While visiting the San Francisco Giants on his farewell tour of Major League Baseball stadiums, outgoing Commissioner Bud Selig took more questions on cross-Bay rivals the Oakland A’s than the Giants.
The commissioner also took questions on the league’s handling of domestic violence cases and recent changes to league rules as he spoke to reporters inside AT&T Park this morning in his 18th ballpark visit of the year before he retires in January.
Outside, fans flocked to a 12:45 p.m. game against the Arizona Diamondbacks.
The Giants have consistently drawn larger crowds than the A’s since moving into AT&T Park in 2000 and the A’s have been clamoring for a new stadium for nearly a decade with no end in sight.
Selig declined to comment on the A’s situation today, as he mostly did when he visited Oakland last month, except to say that “There’s no question that the A’s need a new ballpark,” and to compare the O.co Coliseum to the New York Mets’ former home Shea Stadium, a venue he called a “dump.”
“It is a very complicated situation,” he said, but declined to comment further because Major League Baseball is being sued by the city of San Jose, which has sought to have the team move there since 2009 but has been blocked by the Giants’ territorial rights to the area.
“This has been a backburner issue because there’s nothing you can do until litigation is resolved,” he said.
Selig said that when he became commissioner in 1992, the Giants could only draw 1.5 million fans per year, but since AT&T Park was finished, attendance has doubled.
“There’s no team that could stay in Candlestick Park and succeed,” Selig said. “I knew they had to build a ballpark.”
His first visit to Candlestick was on July 2, 1963, when he traveled there with the visiting Milwaukee Braves, Selig said. The game was a 16-inning pitchers’ duel between Juan Marichal for the Giants and Warren Spahn for the Braves that had no score until Willie Mays hit a walk-off home run for a 1-0 Giants victory.
Selig came dressed for July in California and was startled by the cold weather at Candlestick.
Even then, he said he was struck by the poor logistical layout at the Giants’ former home.
“How could you build a ballpark in this day and age and have only one access road?” he said.
Selig also declined to comment directly on recent controversies surrounding the National Football League’s handling of the case involving former Baltimore Ravens running back Ray Rice knocking his then-fiancĂ©e unconscious in an elevator.
But when asked if the baseball needs a league-wide domestic violence policy, Selig said that he prefers to handle things on a case-by-case basis and he has been pleased with the way such situations have been handled in the past.
“We deal with them quite effectively,” he said.
A potential league-wide policy has been discussed but if implemented, it would be handled by his successor as part of the collective bargaining negotiations with the Major League Baseball Players Association.

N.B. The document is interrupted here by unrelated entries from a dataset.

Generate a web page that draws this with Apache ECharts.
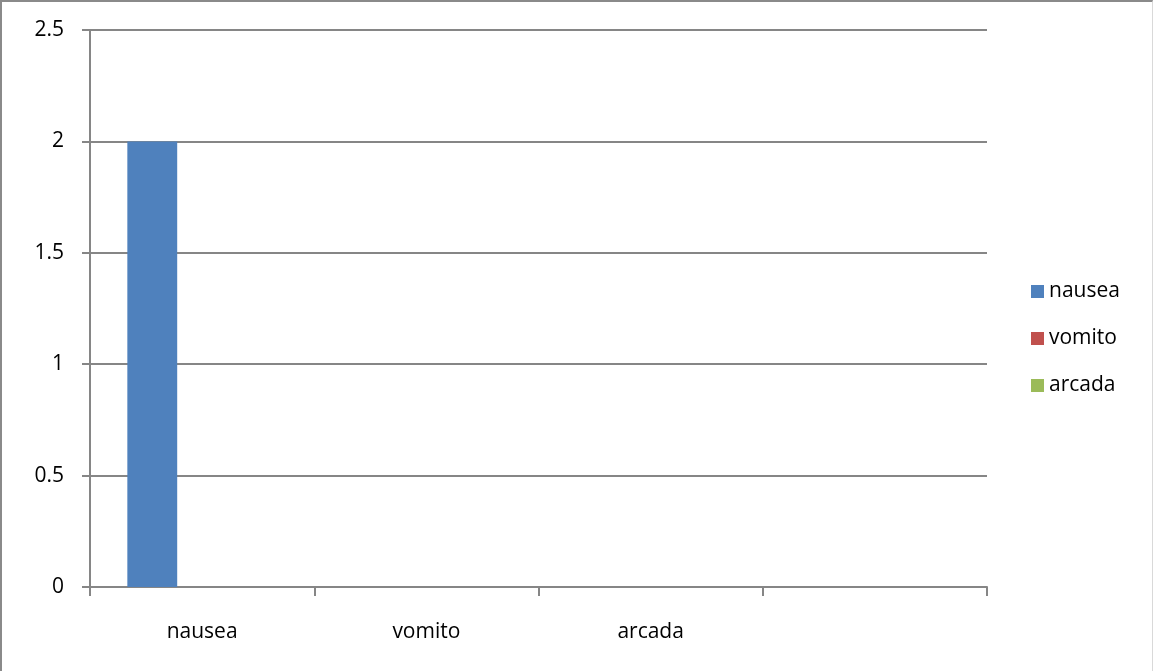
<!DOCTYPE html>
<html>
<head>
<meta charset="utf-8">
<script src="https://cdn.jsdelivr.net/npm/echarts@6/dist/echarts.min.js"></script>
<style>
  html, body { margin: 0; padding: 0; background: #fff; }
  #chart {
    width: 1153px; height: 671px; box-sizing: border-box;
    border-left: 2px solid #8a8a8a; border-top: 2px solid #8a8a8a;
    border-right: 1px solid #d9d9d9;
  }
</style>
</head>
<body>
<div id="chart"></div>
<script>
// categories (the fourth slot is blank in the original)
var categories = ['nausea', 'vomito', 'arcada', '']
var nausea = [2, 0, 0, 0]
var vomito = [0, 0, 0, 0]
var arcada = [0, 0, 0, 0]
var yMin = 0, yMax = 2.5, yStep = 0.5

var font = '"Open Sans", sans-serif'
var chart = echarts.init(document.getElementById('chart'))
chart.setOption({
    animation: false,
    textStyle: { fontFamily: font },
    grid: { left: 88, right: 165, top: 28, bottom: 84 },
    legend: {
        orient: 'vertical',
        left: 1024, top: 274,
        itemWidth: 13, itemHeight: 13, itemGap: 26,
        icon: 'rect',
        textStyle: { fontFamily: font, fontSize: 21, color: '#000' },
        data: ['nausea', 'vomito', 'arcada']
    },
    xAxis: {
        type: 'category',
        data: categories,
        axisLine: { lineStyle: { color: '#868686', width: 2 } },
        axisTick: { show: true, length: 9, lineStyle: { color: '#868686', width: 2 } },
        axisLabel: { color: '#000', fontSize: 21, margin: 35, fontFamily: font }
    },
    yAxis: {
        type: 'value',
        min: yMin, max: yMax, interval: yStep,
        axisLine: { show: true, lineStyle: { color: '#868686', width: 2 } },
        axisTick: { show: true, length: 8, lineStyle: { color: '#868686', width: 2 } },
        axisLabel: { color: '#000', fontSize: 21, margin: 26, fontFamily: font },
        splitLine: { lineStyle: { color: '#868686', width: 2 } }
    },
    series: [
        { name: 'nausea', type: 'bar', data: nausea, barGap: '0%', barCategoryGap: '33.3%', itemStyle: { color: '#4F81BD' } },
        { name: 'vomito', type: 'bar', data: vomito, itemStyle: { color: '#C0504D' } },
        { name: 'arcada', type: 'bar', data: arcada, itemStyle: { color: '#9BBB59' } }
    ]
})
</script>
</body>
</html>
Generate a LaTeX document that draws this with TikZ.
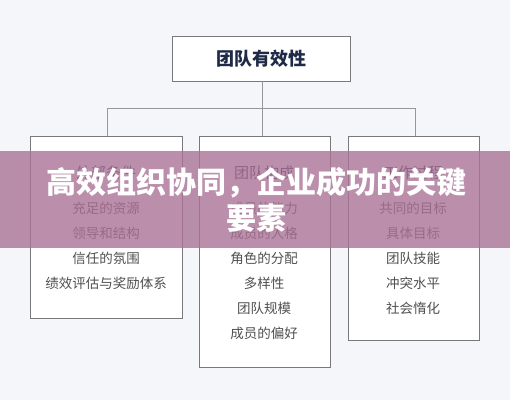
\documentclass[tikz,border=0pt]{standalone}
\usepackage{fontspec}
\newfontfamily\cjk{Noto Sans CJK SC}
\definecolor{bgc}{RGB}{244,246,249}
\definecolor{boxline}{RGB}{120,120,125}
\definecolor{linkc}{RGB}{150,150,155}
\definecolor{titlec}{RGB}{30,42,70}
\definecolor{itemc}{RGB}{80,80,80}
\definecolor{bannerc}{RGB}{170,115,150}
\tikzset{
  topbox/.style={draw=boxline, fill=white, line width=0.8pt},
  colbox/.style={draw=boxline, fill=white, line width=0.7pt},
  link/.style={draw=linkc, line width=0.8pt},
  toptext/.style={font=\cjk\bfseries\fontsize{18}{20}\selectfont, text=titlec},
  headtext/.style={font=\cjk\fontsize{15}{17}\selectfont, text=titlec},
  itemtext/.style={font=\cjk\fontsize{13.5}{15}\selectfont, text=itemc},
  bannertext/.style={font=\cjk\bfseries\fontsize{30}{36}\selectfont, text=white, align=center}
}
\begin{document}
\begin{tikzpicture}[x=1pt,y=-1pt]
\useasboundingbox (0,0) rectangle (510,400);
\fill[bgc] (0,0) rectangle (510,400);
% top box
\draw[topbox] (172,36) rectangle (350,81);
\node[toptext] (top) at (261,58.5) {团队有效性};
% connectors
\coordinate (topb) at (262,81);
\coordinate (hub) at (262,108);
\coordinate (hl) at (107,108);
\coordinate (hr) at (415,108);
\coordinate (ltop) at (107,136);
\coordinate (mtop) at (262,136);
\coordinate (rtop) at (415,136);
\draw[link] (topb) -- (hub);
\draw[link] (hl) -- (hr);
\draw[link] (hl) -- (ltop);
\draw[link] (hub) -- (mtop);
\draw[link] (hr) -- (rtop);
% column boxes
\draw[colbox] (30,136) rectangle (182,318);
\draw[colbox] (199,136) rectangle (330,367);
\draw[colbox] (348,136) rectangle (479,340);
% left
\node[headtext] (lh) at (106,173) {外部条件};
\node[itemtext] (l1) at (106,208) {充足的资源};
\node[itemtext] (l2) at (106,233) {领导和结构};
\node[itemtext] (l3) at (106,258) {信任的氛围};
\node[itemtext] (l4) at (106,283) {绩效评估与奖励体系};
% middle
\node[headtext] (mh) at (264,173) {团队构成};
\node[itemtext] (m1) at (264,208) {成员的能力};
\node[itemtext] (m2) at (264,233) {成员的人格};
\node[itemtext] (m3) at (264,258) {角色的分配};
\node[itemtext] (m4) at (264,283) {多样性};
\node[itemtext] (m5) at (264,308) {团队规模};
\node[itemtext] (m6) at (264,333) {成员的偏好};
% right
\node[headtext] (rh) at (413,173) {工作过程};
\node[itemtext] (r1) at (413,208) {共同的目标};
\node[itemtext] (r2) at (413,233) {具体目标};
\node[itemtext] (r3) at (413,258) {团队技能};
\node[itemtext] (r4) at (413,283) {冲突水平};
\node[itemtext] (r5) at (413,308) {社会惰化};
% banner
\fill[bannerc, opacity=0.8] (0,151) rectangle (510,248);
\node[bannertext] (banner) at (256,200) {高效组织协同，企业成功的关键\\要素};
\end{tikzpicture}
\end{document}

Selig today also touted the most recent changes to baseball — instant replay for controversial calls and a two-team wild card playoff format.
When implementing instant replay, Selig said he worried at first that the games would drag on too long, but in fact he thinks it has speeded things up because managers have less opportunity to argue close calls.
Passionate managers like the New York Yankees’ Billy Martin or the Baltimore Orioles’ Earl Weaver might argue calls for 10-15 minutes, while the average replay takes one minute, 57 seconds, Selig said.
Selig quoted former A’s and St. Louis Cardinals manager Tony LaRussa, who he said recently called him regarding the replay implementation and said, “We had no right to expect it to be this good, this fast.”
More controversial has been the implementation in 2012 of a one-game wild card playoff for the two teams in the American and National League with the best record who did not win their division.
Selig said he originally preferred the idea of a best-of-three format but some managers he consulted, like former Yankees and Los Angeles Dodgers manager Joe Torre, talked him into the one-game format.
He said the new format has been successful.
“Everybody really likes it,” he said. “You can’t keep stretching games out and expect to get them all in.”
Selig did address one Giants-related controversy, the career home run record of San Francisco slugger Barry Bonds, who has not been voted into the baseball Hall of Fame despite his achievements because of his use of performance enhancing drugs.
The commissioner was asked whether he considered Bonds the home run king given his close friendship with the previous record holder, Henry Aaron.
“Barry Bonds set the record,” Selig said. “You get into a slippery slope when you try to change facts as they are.”